One truism that needs to be taken from this article is that when the government decides to spend $6.05 trillion dollars, the government is spending these sums and we, the taxpayers, do not. Ultimately who do you think is better at spending these sums, the government, or yourself? The answer should be obvious, because if you truly believe the government is better at spending than your own personal decisions, then why not let the government allocate all of it? Well, we all know how that worked out in the former Communist nations of the Eastern bloc. This is the problem that Romney alludes to in his statement because at the end of the day, when the elephantine Federal government is making spending decisions that contribute to the majority of the 40% of GDP spent on government, employing millions of people – whether its welfare, defense, Medicaid or Medicare, sure enough there’s going to be substantial portions of the electorate with an interest in those expenditures.
This is how ‘creeping socialism’ creeps, this is why nothing is so rare as a shrinking government and no matter how you slice it, it just doesn’t work. Our society will not prosper with government spending at 40% of GDP.
I am very thankful to young Walenta for his compilation of data in this article.

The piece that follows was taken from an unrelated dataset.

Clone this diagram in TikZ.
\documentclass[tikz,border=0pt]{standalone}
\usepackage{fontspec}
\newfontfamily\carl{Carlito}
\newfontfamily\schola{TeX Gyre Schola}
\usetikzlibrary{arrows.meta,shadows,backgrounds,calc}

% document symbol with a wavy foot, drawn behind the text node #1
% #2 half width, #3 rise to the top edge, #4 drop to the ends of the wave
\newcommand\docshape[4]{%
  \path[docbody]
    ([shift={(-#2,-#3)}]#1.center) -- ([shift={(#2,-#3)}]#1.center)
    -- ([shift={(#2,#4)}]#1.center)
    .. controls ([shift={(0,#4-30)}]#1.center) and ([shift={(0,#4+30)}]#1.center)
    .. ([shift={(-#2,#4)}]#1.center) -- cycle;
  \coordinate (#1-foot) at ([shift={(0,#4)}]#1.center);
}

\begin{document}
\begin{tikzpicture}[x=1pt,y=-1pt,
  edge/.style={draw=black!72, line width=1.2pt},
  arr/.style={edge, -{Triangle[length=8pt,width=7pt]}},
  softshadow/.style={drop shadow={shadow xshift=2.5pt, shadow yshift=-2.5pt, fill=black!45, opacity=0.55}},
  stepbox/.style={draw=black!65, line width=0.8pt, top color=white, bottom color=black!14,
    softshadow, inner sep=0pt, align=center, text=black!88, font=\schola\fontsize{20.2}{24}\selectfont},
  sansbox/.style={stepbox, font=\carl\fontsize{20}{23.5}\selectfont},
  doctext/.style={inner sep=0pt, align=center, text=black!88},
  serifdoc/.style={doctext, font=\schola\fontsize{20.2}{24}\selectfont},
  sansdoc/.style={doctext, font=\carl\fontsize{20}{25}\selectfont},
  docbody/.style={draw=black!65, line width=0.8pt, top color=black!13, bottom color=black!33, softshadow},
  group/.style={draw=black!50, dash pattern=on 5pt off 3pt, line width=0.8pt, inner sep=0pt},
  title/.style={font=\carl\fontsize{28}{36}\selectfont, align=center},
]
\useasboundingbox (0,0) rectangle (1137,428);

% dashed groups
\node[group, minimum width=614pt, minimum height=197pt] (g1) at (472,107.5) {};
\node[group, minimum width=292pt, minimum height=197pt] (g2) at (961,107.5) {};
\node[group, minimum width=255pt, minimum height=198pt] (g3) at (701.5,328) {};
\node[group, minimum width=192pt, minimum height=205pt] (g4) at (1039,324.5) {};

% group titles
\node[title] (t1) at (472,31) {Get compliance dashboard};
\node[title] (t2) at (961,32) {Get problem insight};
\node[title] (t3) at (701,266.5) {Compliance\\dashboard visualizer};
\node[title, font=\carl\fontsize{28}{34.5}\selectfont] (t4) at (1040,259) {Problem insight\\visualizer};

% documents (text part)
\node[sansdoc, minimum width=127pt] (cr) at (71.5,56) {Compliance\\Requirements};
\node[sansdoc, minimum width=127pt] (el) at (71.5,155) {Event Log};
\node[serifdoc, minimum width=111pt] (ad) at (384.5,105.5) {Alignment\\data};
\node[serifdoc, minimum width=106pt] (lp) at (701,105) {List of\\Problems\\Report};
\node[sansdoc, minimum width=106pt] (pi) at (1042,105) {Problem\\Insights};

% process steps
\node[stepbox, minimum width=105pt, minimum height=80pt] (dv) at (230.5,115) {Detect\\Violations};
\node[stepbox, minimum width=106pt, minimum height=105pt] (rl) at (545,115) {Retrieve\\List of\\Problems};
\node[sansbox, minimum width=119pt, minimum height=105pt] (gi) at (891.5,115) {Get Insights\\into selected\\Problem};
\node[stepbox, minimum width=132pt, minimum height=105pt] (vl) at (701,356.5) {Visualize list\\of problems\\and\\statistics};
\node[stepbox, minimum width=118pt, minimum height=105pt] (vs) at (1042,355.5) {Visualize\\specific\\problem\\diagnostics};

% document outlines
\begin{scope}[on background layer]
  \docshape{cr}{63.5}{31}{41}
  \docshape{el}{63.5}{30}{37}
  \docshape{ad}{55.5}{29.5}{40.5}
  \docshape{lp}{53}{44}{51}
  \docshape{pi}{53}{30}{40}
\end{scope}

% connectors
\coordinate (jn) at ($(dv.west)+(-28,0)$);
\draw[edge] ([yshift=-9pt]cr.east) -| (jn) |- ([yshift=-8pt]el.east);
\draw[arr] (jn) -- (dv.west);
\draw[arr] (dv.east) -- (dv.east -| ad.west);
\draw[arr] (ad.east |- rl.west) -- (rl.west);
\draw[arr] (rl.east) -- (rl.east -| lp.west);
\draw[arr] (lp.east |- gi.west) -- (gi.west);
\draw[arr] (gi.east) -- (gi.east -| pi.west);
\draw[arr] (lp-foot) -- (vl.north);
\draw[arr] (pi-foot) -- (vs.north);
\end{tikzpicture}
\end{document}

I would be far more thankful to President-Elect Romney and his second, young Ryan, if they were to bravely tackle the excess of federal spending and the massive special interests that spending serves, most particularly with respect to reining in the war machine–a rapacious and meddlesome juggernaut that is ever hungry for new opportunities.
Let us all pray now that it be God’s Will to grant that these new leaders have the wisdom to carefully listen to the words of President Eisenhower in his Farewell Address to the nation in 1961 and, to take after doing so, a cold, hard, dispassionate look at the Leviathan of the American war machine.